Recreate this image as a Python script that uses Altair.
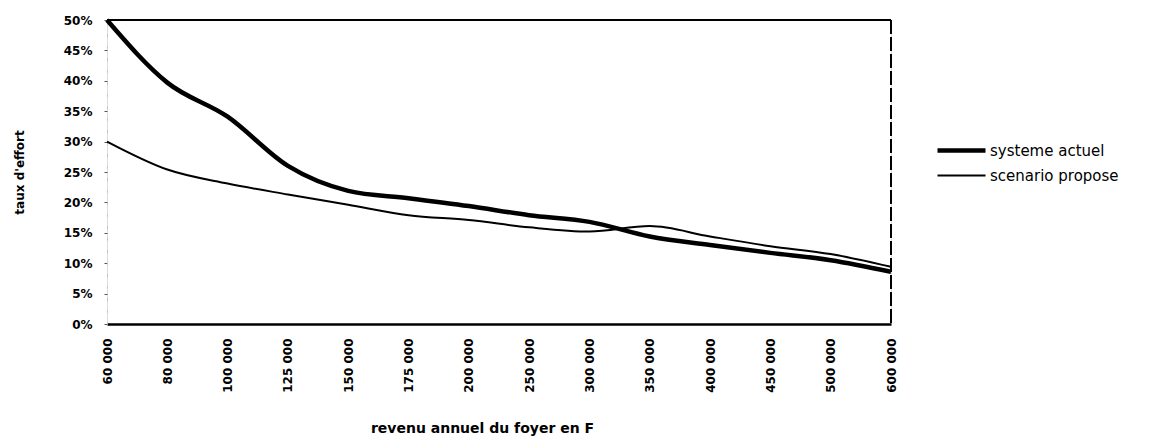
import altair as alt
import pandas as pd

revenus = ["60 000", "80 000", "100 000", "125 000", "150 000", "175 000", "200 000",
           "250 000", "300 000", "350 000", "400 000", "450 000", "500 000", "600 000"]
systeme_actuel = [50, 39.7, 34.1, 26.0, 21.9, 20.7, 19.4, 17.9, 16.8, 14.4, 13.0, 11.7, 10.5, 8.6]
scenario_propose = [30, 25.4, 23.1, 21.3, 19.6, 17.9, 17.1, 15.9, 15.2, 16.1, 14.4, 12.8, 11.5, 9.4]
series = ["systeme actuel", "scenario propose"]
y_ticks = [0, 0.05, 0.10, 0.15, 0.20, 0.25, 0.30, 0.35, 0.40, 0.45, 0.50]

rows = []
for name, vals in zip(series, [systeme_actuel, scenario_propose]):
    for r, v in zip(revenus, vals):
        rows.append({"revenu": r, "taux": v / 100.0, "serie": name})
df = pd.DataFrame(rows)

FONT = "DejaVu Sans"

x_scale = alt.Scale(type="point", domain=revenus, padding=0)
x_axis = alt.Axis(title="revenu annuel du foyer en F", labelAngle=270,
                  labelFont=FONT, labelFontSize=12, labelFontWeight="bold",
                  labelColor="black", labelPadding=14, ticks=False,
                  labelOverlap=False,
                  domainColor="black", domainWidth=2.5,
                  titleFont=FONT, titleFontSize=14, titleFontWeight="bold",
                  titleColor="black", titleX=375, titleY=104,
                  titleAlign="center", titleBaseline="middle")

y_scale = alt.Scale(domain=[0, 0.5], nice=False, zero=True)
y_axis = alt.Axis(title="taux d'effort", values=y_ticks, format=".0%",
                  labelFont=FONT, labelFontSize=12, labelFontWeight="bold",
                  labelColor="black", labelPadding=12, labelOverlap=False,
                  tickColor="#555", tickSize=3, tickWidth=1,
                  domainColor="#bbbbbb", domainDash=[2, 10], domainWidth=1,
                  grid=False, titleFont=FONT, titleFontSize=12,
                  titleFontWeight="bold", titleColor="black",
                  titleAngle=270, titleX=-88, titleY=152,
                  titleAlign="center", titleBaseline="middle")

legend = alt.Legend(orient="none", legendX=846, legendY=122, title=None,
                    symbolType="M-4,0H4", symbolSize=144, labelFont=FONT,
                    labelFontSize=15, labelColor="black", labelOffset=20,
                    rowPadding=8, padding=0)

lines = alt.Chart(df).mark_line(interpolate="monotone").encode(
    x=alt.X("revenu:O", sort=revenus, scale=x_scale, axis=x_axis),
    y=alt.Y("taux:Q", scale=y_scale, axis=y_axis),
    color=alt.Color("serie:N", scale=alt.Scale(domain=series, range=["black", "black"]),
                    legend=legend),
    strokeWidth=alt.StrokeWidth("serie:N", scale=alt.Scale(domain=series, range=[4.5, 2]),
                                legend=legend),
)

top_rule = alt.Chart(df).mark_rule(color="black", strokeWidth=2).encode(
    y=alt.YDatum(0.5, type="quantitative", scale=y_scale, axis=y_axis)
)
right_rule = alt.Chart(df).mark_rule(color="black", strokeWidth=1.3, strokeDash=[14, 3]).encode(
    x=alt.XDatum(revenus[-1], type="ordinal", scale=x_scale, axis=x_axis)
)

chart = alt.layer(lines, top_rule, right_rule).properties(
    width=784, height=304,
    autosize=alt.AutoSizeParams(type="none"),
    padding={"left": 99, "top": 12, "right": 250, "bottom": 115},
).configure_view(stroke=None).configure(background="white")

chart.save("out.html", embed_options={"renderer": "svg", "actions": False})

########

* Stated problem
Copy out the whole listing exactly, and don't carry over any pictures.

* Solution
Recreate this image as a Python script that uses Altair.
import altair as alt
import pandas as pd

revenus = ["60 000", "80 000", "100 000", "125 000", "150 000", "175 000", "200 000",
           "250 000", "300 000", "350 000", "400 000", "450 000", "500 000", "600 000"]
systeme_actuel = [50, 39.7, 34.1, 26.0, 21.9, 20.7, 19.4, 17.9, 16.8, 14.4, 13.0, 11.7, 10.5, 8.6]
scenario_propose = [30, 25.4, 23.1, 21.3, 19.6, 17.9, 17.1, 15.9, 15.2, 16.1, 14.4, 12.8, 11.5, 9.4]
series = ["systeme actuel", "scenario propose"]
y_ticks = [0, 0.05, 0.10, 0.15, 0.20, 0.25, 0.30, 0.35, 0.40, 0.45, 0.50]

rows = []
for name, vals in zip(series, [systeme_actuel, scenario_propose]):
    for r, v in zip(revenus, vals):
        rows.append({"revenu": r, "taux": v / 100.0, "serie": name})
df = pd.DataFrame(rows)

FONT = "DejaVu Sans"

x_scale = alt.Scale(type="point", domain=revenus, padding=0)
x_axis = alt.Axis(title="revenu annuel du foyer en F", labelAngle=270,
                  labelFont=FONT, labelFontSize=12, labelFontWeight="bold",
                  labelColor="black", labelPadding=14, ticks=False,
                  labelOverlap=False,
                  domainColor="black", domainWidth=2.5,
                  titleFont=FONT, titleFontSize=14, titleFontWeight="bold",
                  titleColor="black", titleX=375, titleY=104,
                  titleAlign="center", titleBaseline="middle")

y_scale = alt.Scale(domain=[0, 0.5], nice=False, zero=True)
y_axis = alt.Axis(title="taux d'effort", values=y_ticks, format=".0%",
                  labelFont=FONT, labelFontSize=12, labelFontWeight="bold",
                  labelColor="black", labelPadding=12, labelOverlap=False,
                  tickColor="#555", tickSize=3, tickWidth=1,
                  domainColor="#bbbbbb", domainDash=[2, 10], domainWidth=1,
                  grid=False, titleFont=FONT, titleFontSize=12,
                  titleFontWeight="bold", titleColor="black",
                  titleAngle=270, titleX=-88, titleY=152,
                  titleAlign="center", titleBaseline="middle")

legend = alt.Legend(orient="none", legendX=846, legendY=122, title=None,
                    symbolType="M-4,0H4", symbolSize=144, labelFont=FONT,
                    labelFontSize=15, labelColor="black", labelOffset=20,
                    rowPadding=8, padding=0)

lines = alt.Chart(df).mark_line(interpolate="monotone").encode(
    x=alt.X("revenu:O", sort=revenus, scale=x_scale, axis=x_axis),
    y=alt.Y("taux:Q", scale=y_scale, axis=y_axis),
    color=alt.Color("serie:N", scale=alt.Scale(domain=series, range=["black", "black"]),
                    legend=legend),
    strokeWidth=alt.StrokeWidth("serie:N", scale=alt.Scale(domain=series, range=[4.5, 2]),
                                legend=legend),
)

top_rule = alt.Chart(df).mark_rule(color="black", strokeWidth=2).encode(
    y=alt.YDatum(0.5, type="quantitative", scale=y_scale, axis=y_axis)
)
right_rule = alt.Chart(df).mark_rule(color="black", strokeWidth=1.3, strokeDash=[14, 3]).encode(
    x=alt.XDatum(revenus[-1], type="ordinal", scale=x_scale, axis=x_axis)
)

chart = alt.layer(lines, top_rule, right_rule).properties(
    width=784, height=304,
    autosize=alt.AutoSizeParams(type="none"),
    padding={"left": 99, "top": 12, "right": 250, "bottom": 115},
).configure_view(stroke=None).configure(background="white")

chart.save("out.html", embed_options={"renderer": "svg", "actions": False})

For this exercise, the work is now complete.